Nextcloud: Honest review
You have probably gone through a short tutorial on how to set up Nextcloud in your private environment. If you haven’t, make sure to check Setting up Nextcloud as an alternative to Google Drive.
I am using Nextcloud for 4 weeks already, and this is my review.
Initial Nextcloud setup
In the post-install process, we have to go through the process of setting up some Nextcloud features of interest. First I’ve moved to security and turned on 2FA, by installing the TOTP Provider application. You can go one step further and play with IP geo-blocking and brute-force IP blocking. So far I haven’t made any of these settings.
Installing the apps
Under the Apps menu, there is a categorized AppStore with plenty of apps to choose from. I have installed Calendar, Contacts, Tasks, Mail, and Carnet. All of these applications can be synchronized via Cal/Card/WebDAV to mobile phone via the application I’ll install later.
Out of my current experience, those applications with 4.5 stars and applications with a Featured flag are worth checking.

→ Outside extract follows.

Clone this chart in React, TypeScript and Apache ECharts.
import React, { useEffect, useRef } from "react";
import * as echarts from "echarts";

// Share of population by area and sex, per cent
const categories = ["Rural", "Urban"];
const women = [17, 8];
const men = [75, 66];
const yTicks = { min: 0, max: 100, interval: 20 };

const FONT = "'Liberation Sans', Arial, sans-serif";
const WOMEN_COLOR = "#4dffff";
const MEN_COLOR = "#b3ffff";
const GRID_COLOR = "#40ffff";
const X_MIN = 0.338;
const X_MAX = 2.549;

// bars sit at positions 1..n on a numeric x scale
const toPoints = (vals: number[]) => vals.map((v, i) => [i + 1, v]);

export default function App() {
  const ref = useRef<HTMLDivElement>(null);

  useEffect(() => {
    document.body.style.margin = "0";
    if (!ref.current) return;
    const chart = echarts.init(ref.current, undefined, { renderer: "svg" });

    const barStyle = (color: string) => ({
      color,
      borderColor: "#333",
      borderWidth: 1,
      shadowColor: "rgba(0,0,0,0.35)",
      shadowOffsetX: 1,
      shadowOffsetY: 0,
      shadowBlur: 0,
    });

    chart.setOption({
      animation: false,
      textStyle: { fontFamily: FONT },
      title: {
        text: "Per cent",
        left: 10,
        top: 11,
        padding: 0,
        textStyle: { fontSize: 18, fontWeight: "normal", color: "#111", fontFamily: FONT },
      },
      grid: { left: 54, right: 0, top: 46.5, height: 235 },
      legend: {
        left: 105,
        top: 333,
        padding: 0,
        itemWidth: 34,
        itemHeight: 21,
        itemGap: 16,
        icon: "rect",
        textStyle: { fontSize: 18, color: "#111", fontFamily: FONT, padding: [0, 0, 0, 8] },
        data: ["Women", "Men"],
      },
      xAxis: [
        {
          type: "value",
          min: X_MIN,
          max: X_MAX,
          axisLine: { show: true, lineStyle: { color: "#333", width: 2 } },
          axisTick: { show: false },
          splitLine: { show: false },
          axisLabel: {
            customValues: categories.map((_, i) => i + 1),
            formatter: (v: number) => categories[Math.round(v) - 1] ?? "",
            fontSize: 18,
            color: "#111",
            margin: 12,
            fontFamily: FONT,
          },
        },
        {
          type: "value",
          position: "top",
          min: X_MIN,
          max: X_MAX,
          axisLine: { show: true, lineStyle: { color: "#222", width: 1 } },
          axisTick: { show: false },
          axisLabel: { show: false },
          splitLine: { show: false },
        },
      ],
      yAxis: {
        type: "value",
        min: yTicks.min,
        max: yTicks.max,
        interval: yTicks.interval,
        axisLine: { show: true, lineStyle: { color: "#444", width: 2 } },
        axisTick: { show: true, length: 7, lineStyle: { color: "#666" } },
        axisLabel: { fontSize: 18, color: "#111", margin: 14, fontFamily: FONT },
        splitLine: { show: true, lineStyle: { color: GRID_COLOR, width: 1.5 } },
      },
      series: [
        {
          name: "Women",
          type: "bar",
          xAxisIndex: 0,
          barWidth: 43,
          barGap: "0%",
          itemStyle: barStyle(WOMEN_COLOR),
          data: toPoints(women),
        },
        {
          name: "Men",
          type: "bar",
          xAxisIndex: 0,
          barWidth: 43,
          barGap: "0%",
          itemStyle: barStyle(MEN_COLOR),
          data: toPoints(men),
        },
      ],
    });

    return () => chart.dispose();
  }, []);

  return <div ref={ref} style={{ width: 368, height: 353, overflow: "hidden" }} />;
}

Reviewing each application is pointless. It’s enough to say that the applications are working reliably. There are usual UI glitches here and there on Mail and Calendar, and UI/UX isn’t perfect but it’s acceptable. I guess I get used to Google apps UI for years and expect all other apps to work the same way.

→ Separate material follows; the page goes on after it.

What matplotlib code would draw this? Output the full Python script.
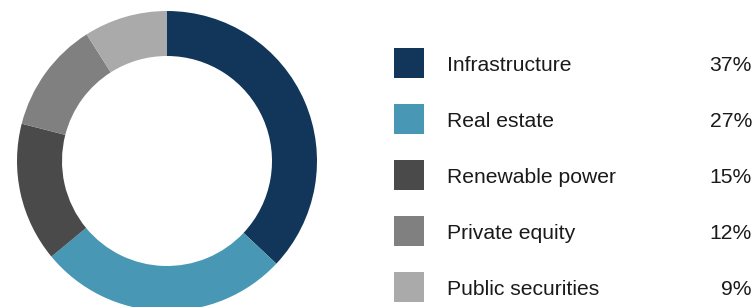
import matplotlib.pyplot as plt
from matplotlib.patches import Rectangle

categories = ['Infrastructure', 'Real estate', 'Renewable power', 'Private equity', 'Public securities']
shares = [37, 27, 15, 12, 9]
colors = ['#12365a', '#4898b5', '#4a4a4a', '#808080', '#aaaaaa']

plt.rcParams['font.family'] = ['Liberation Sans', 'DejaVu Sans']

W, H = 754, 307
fig = plt.figure(figsize=(W / 100, H / 100), dpi=100)
ax = fig.add_axes([0, 0, 1, 1])

# donut, clockwise from 12 o'clock
ax.pie(shares, colors=colors, startangle=90, counterclock=False,
       center=(167, H - 161), radius=150,
       wedgeprops=dict(width=45, linewidth=0))

# legend rows
for i, (name, val, c) in enumerate(zip(categories, shares, colors)):
    y = H - (63 + 56 * i)
    ax.add_patch(Rectangle((394, y - 15), 30, 30, color=c, linewidth=0))
    ax.text(447, y - 8, name, fontsize=15.2, color='#1a1a1a', va='baseline', ha='left')
    ax.text(752, y - 8, f'{val}%', fontsize=15.2, color='#1a1a1a', va='baseline', ha='right')

ax.set_xlim(0, W)
ax.set_ylim(0, H)
ax.set_aspect('equal')
ax.axis('off')

fig.savefig('out.png', dpi=100)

Installing the applications is a straightforward process. In the beginning, I had trouble of finding the installed app, as it isn’t under the Apps menu, instead, it’s under the Settings menu. Some apps are configured in the Personal section, while some others are configured Administration section. This tends to confuse the user.

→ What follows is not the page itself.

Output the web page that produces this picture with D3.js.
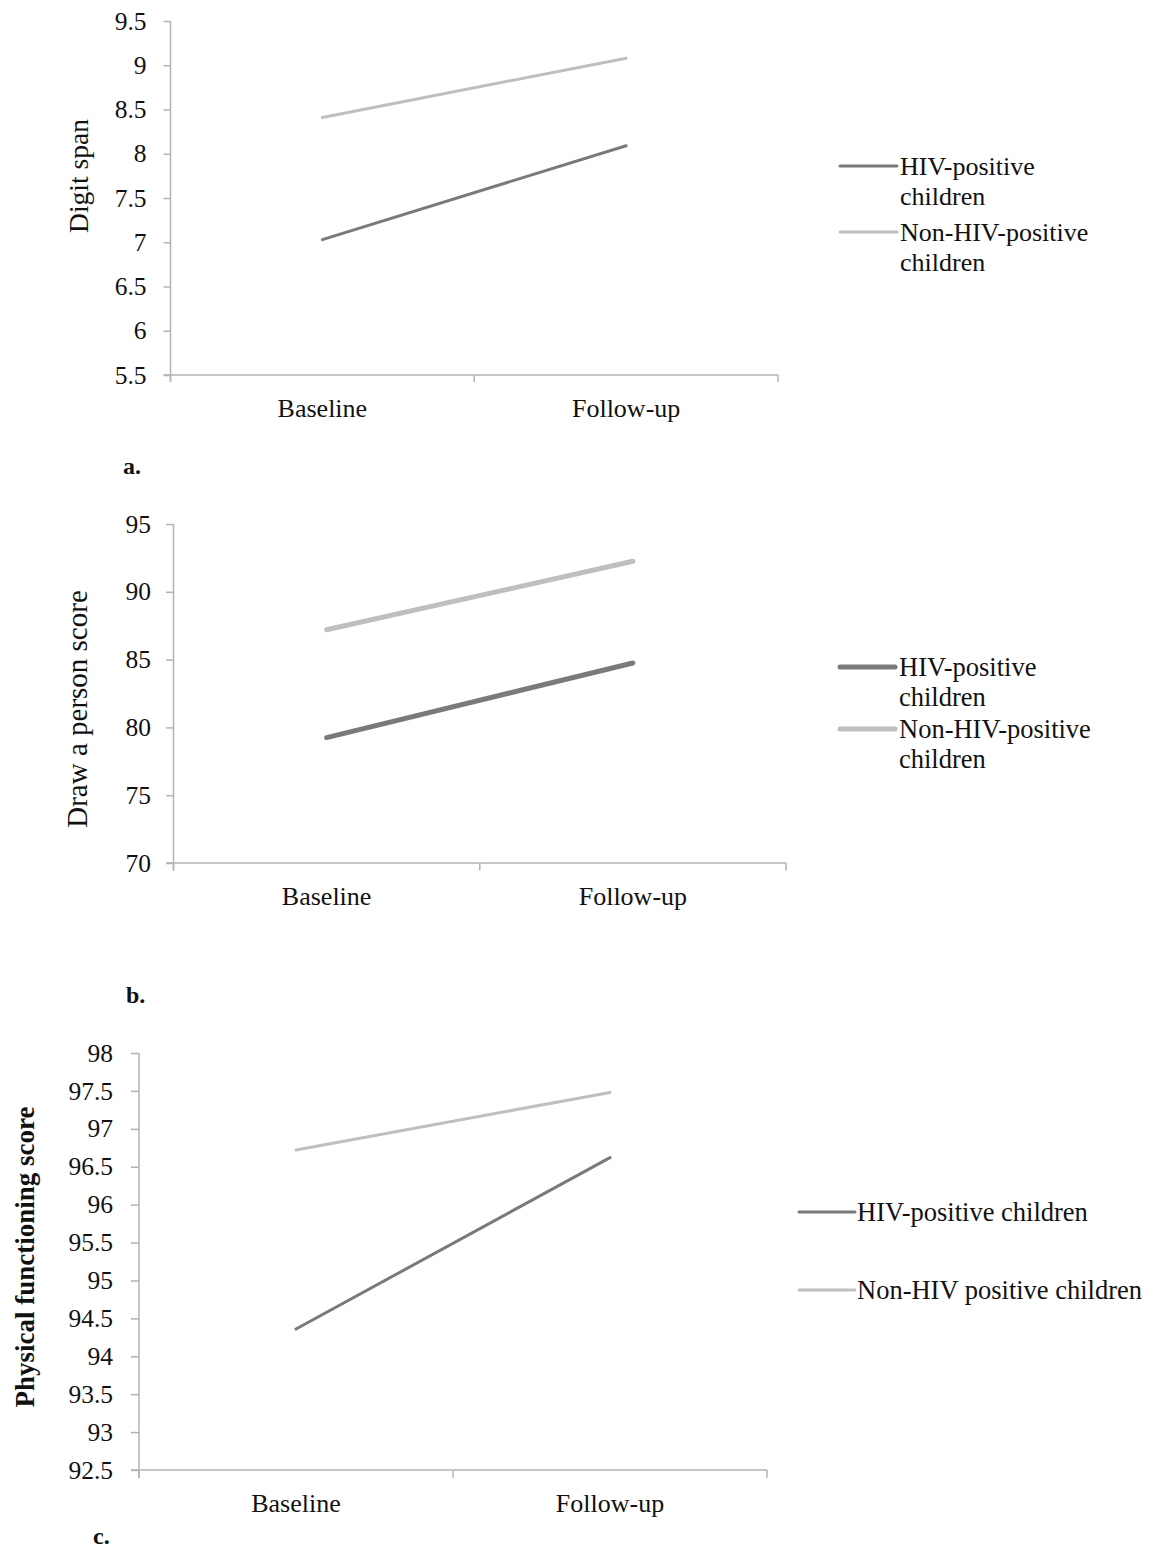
<!DOCTYPE html>
<html>
<head>
<meta charset="utf-8">
<script src="https://cdn.jsdelivr.net/npm/d3@7"></script>
<style>
  html, body { margin: 0; padding: 0; background: #ffffff; }
  svg text { font-family: "Liberation Serif", "Times New Roman", serif; fill: #111; }
</style>
</head>
<body>
<svg id="chart" width="1158" height="1551"></svg>
<script>
// ---------- data ----------
const categories = ["Baseline", "Follow-up"];
const seriesNames = ["HIV-positive children", "Non-HIV-positive children"];

const digitSpanHIV = [7.03, 8.09];
const digitSpanNonHIV = [8.41, 9.08];
const digitSpanTicks = [5.5, 6, 6.5, 7, 7.5, 8, 8.5, 9, 9.5];

const drawPersonHIV = [79.25, 84.75];
const drawPersonNonHIV = [87.2, 92.25];
const drawPersonTicks = [70, 75, 80, 85, 90, 95];

const physicalHIV = [94.36, 96.62];
const physicalNonHIV = [96.72, 97.48];
const physicalTicks = [92.5, 93, 93.5, 94, 94.5, 95, 95.5, 96, 96.5, 97, 97.5, 98];

// ---------- layout / style ----------
const svg = d3.select("#chart");
const DARK = "#7a7a7a", LIGHT = "#bfbfbf", AXIS = "#b3b3b3";

const panels = [
  {
    hiv: digitSpanHIV, non: digitSpanNonHIV, ticks: digitSpanTicks,
    left: 170.5, right: 778, top: 21, bottom: 375, tickLen: 7, pad: 17,
    title: "Digit span", titleX: 88, titleY: 176, titleSize: 27.5, titleBold: false,
    lw: 3, letter: "a.", letterX: 123, letterY: 474,
    legend: { x1: 840, x2: 897, tx: 900, fs: 26, rows: [
      { y: 166, lines: ["HIV-positive", "children"] },
      { y: 232, lines: ["Non-HIV-positive", "children"] } ], lh: 30 }
  },
  {
    hiv: drawPersonHIV, non: drawPersonNonHIV, ticks: drawPersonTicks,
    left: 173.5, right: 786, top: 524, bottom: 863, tickLen: 7.5, pad: 15,
    title: "Draw a person score", titleX: 87, titleY: 709, titleSize: 29, titleBold: false,
    lw: 5, letter: "b.", letterX: 126, letterY: 1003,
    legend: { x1: 840, x2: 895, tx: 899, fs: 26.5, rows: [
      { y: 667, lines: ["HIV-positive", "children"] },
      { y: 729, lines: ["Non-HIV-positive", "children"] } ], lh: 30 }
  },
  {
    hiv: physicalHIV, non: physicalNonHIV, ticks: physicalTicks,
    left: 139, right: 767, top: 1053, bottom: 1470, tickLen: 8, pad: 18,
    title: "Physical functioning score", titleX: 34, titleY: 1257, titleSize: 27, titleBold: true,
    lw: 3, letter: "c.", letterX: 93, letterY: 1544,
    legend: { x1: 799, x2: 855, tx: 857, fs: 26.5, rows: [
      { y: 1212, lines: ["HIV-positive children"] },
      { y: 1290, lines: ["Non-HIV positive children"] } ], lh: 30 }
  }
];

panels.forEach(p => {
  const g = svg.append("g");
  const x = d3.scaleBand().domain(categories).range([p.left, p.right]).padding(0);
  const y = d3.scaleLinear().domain([p.ticks[0], p.ticks[p.ticks.length - 1]]).range([p.bottom, p.top]);
  const cx = c => x(c) + x.bandwidth() / 2;

  // y axis
  const yAxis = d3.axisLeft(y).tickValues(p.ticks).tickSize(p.tickLen).tickPadding(p.pad)
    .tickFormat(d => String(d));
  const ya = g.append("g").attr("transform", `translate(${p.left},0)`).call(yAxis);
  ya.select(".domain").attr("stroke", AXIS).attr("stroke-width", 1.5)
    .attr("d", `M0,${p.top}V${p.bottom + p.tickLen}`);
  ya.selectAll(".tick line").attr("stroke", AXIS).attr("stroke-width", 1.5);
  ya.selectAll(".tick text").attr("font-size", 25.5).attr("fill", "#111");

  // x axis
  const xAxis = d3.axisBottom(x).tickSize(0).tickPadding(24);
  const xa = g.append("g").attr("transform", `translate(0,${p.bottom})`).call(xAxis);
  xa.select(".domain").attr("stroke", AXIS).attr("stroke-width", 1.5)
    .attr("d", `M${p.left - p.tickLen},0H${p.right}`);
  xa.selectAll(".tick text").attr("font-size", 26).attr("fill", "#111").attr("dy", "0.71em");
  // category boundary ticks
  const bounds = categories.map(c => x(c)).concat([x(categories[categories.length - 1]) + x.bandwidth()]);
  g.selectAll(".xb").data(bounds).join("line")
    .attr("x1", d => d).attr("x2", d => d)
    .attr("y1", p.bottom).attr("y2", p.bottom + p.tickLen)
    .attr("stroke", AXIS).attr("stroke-width", 1.5);

  // y title
  g.append("text")
    .attr("transform", `translate(${p.titleX},${p.titleY}) rotate(-90)`)
    .attr("text-anchor", "middle").attr("font-size", p.titleSize)
    .attr("font-weight", p.titleBold ? "bold" : "normal")
    .text(p.title);

  // lines
  const line = d3.line().x((d, i) => cx(categories[i])).y(d => y(d));
  [[p.non, LIGHT], [p.hiv, DARK]].forEach(([vals, col]) => {
    g.append("path").datum(vals).attr("d", line)
      .attr("fill", "none").attr("stroke", col).attr("stroke-width", p.lw)
      .attr("stroke-linecap", "round");
  });

  // legend
  const L = p.legend;
  [DARK, LIGHT].forEach((col, i) => {
    const r = L.rows[i];
    g.append("line").attr("x1", L.x1).attr("x2", L.x2).attr("y1", r.y).attr("y2", r.y)
      .attr("stroke", col).attr("stroke-width", p.lw).attr("stroke-linecap", "round");
    const t = g.append("text").attr("x", L.tx).attr("y", r.y + 9).attr("font-size", L.fs);
    r.lines.forEach((s, k) => {
      t.append("tspan").attr("x", L.tx).attr("dy", k === 0 ? 0 : L.lh).text(s);
    });
  });

  // panel letter
  g.append("text").attr("x", p.letterX).attr("y", p.letterY)
    .attr("font-size", 24).attr("font-weight", "bold").text(p.letter);
});
</script>
</body>
</html>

Navigation is confusing a bit in the beginning, but once you get to know what to expect, it’s much better.
External storage
Without going into details how (this will be explained in the future post), I have attached two directories from my home NAS as external storage.
Now, I’m able to browse the photos from my NAS located in my home, via Nextcloud instance running on some remote VPS. As visible on the screenshot above, I’ve added the GDrive Pictures directory, which is the directory synchronized with Google Drive at the same time. If you upload something to Google Drive, that file will be downloaded to my NAS and it’ll show up in Nextcloud as well.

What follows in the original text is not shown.